Whoa - what a terrific book! It's always a treat to find one that's this hard to put down and offers so many surprise twists and turns.
Actually, the plot itself has a familiar ring; two strangers meet up on an airplane, and, over a few drinks, begin talking about the ups and downs in their lives. For Ted Severson, the biggest "down" is his wife, Miranda; she's cheated on him with the contractor who's building them a mansion overlooking the ocean in Maine, and he's out for revenge. When he mostly jokes that he'd like to kill her, the other stranger. Lily Kintner, doesn't miss a beat. "I'd like to help," she says.
One discussion leads to another, as do the drinks, and before you know it, the wheels of a diabolical plan to get rid of Miranda are put into motion - masterminded by Lily, who - unbeknownst to Ted - has a past filled with more than a few dark secrets. As the plot thickens, readers get glimpses into what's happening (and happened) as each chapter shifts from the perspectives of the three major players and, later on, the detective who's trying to sort things out as he investigates a murder (the name of the victim I shall not reveal).

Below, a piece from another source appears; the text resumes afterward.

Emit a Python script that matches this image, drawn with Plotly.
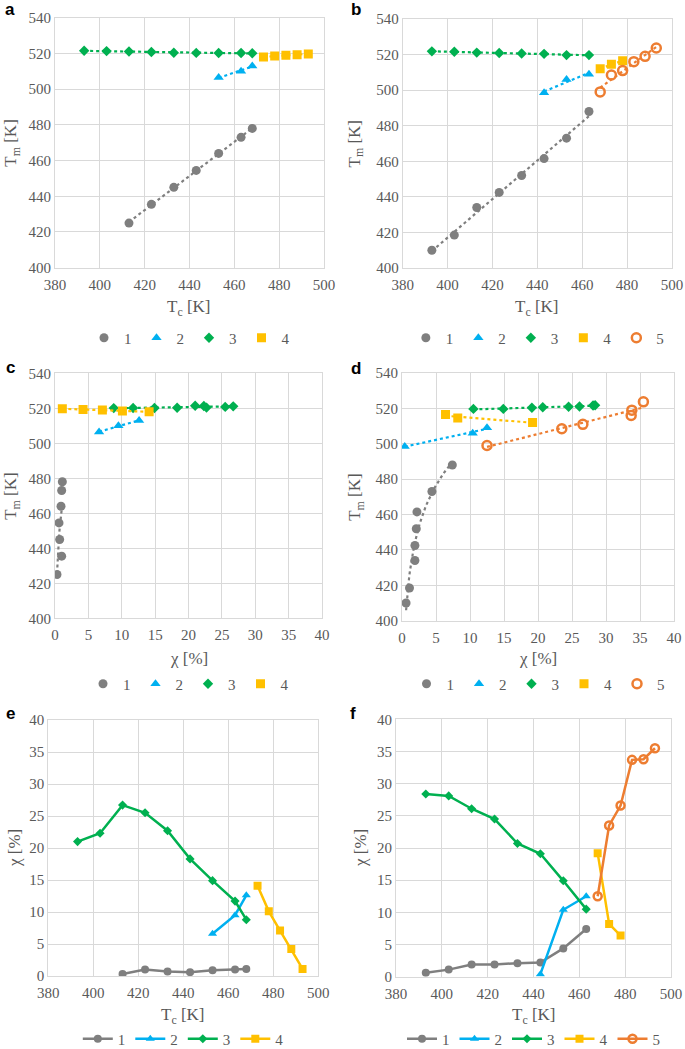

On a personal note, part of the action takes place in parts of Maine that my husband and I have visited; I was especially happy to see mention of the Kittery Trading Post in Kittery - one of my all-time favorite outdoor stores.
Suffice it to say there are more than a few surprises, and the author is a master at ending each chapter with a hook that made me salivating to learn more only to switch to a different character's perspective in the next one. That's tough to pull off, IMHO; usually, that tactic annoys the heck out of me. Not so here; it meant only that yet again, my long-suffering husband would have to wait a bit longer to get his dinner.
Definitely a winner in my book!
The Kind Worth Killing by Peter Swanson (William Morrow, February 2015); 320 pp.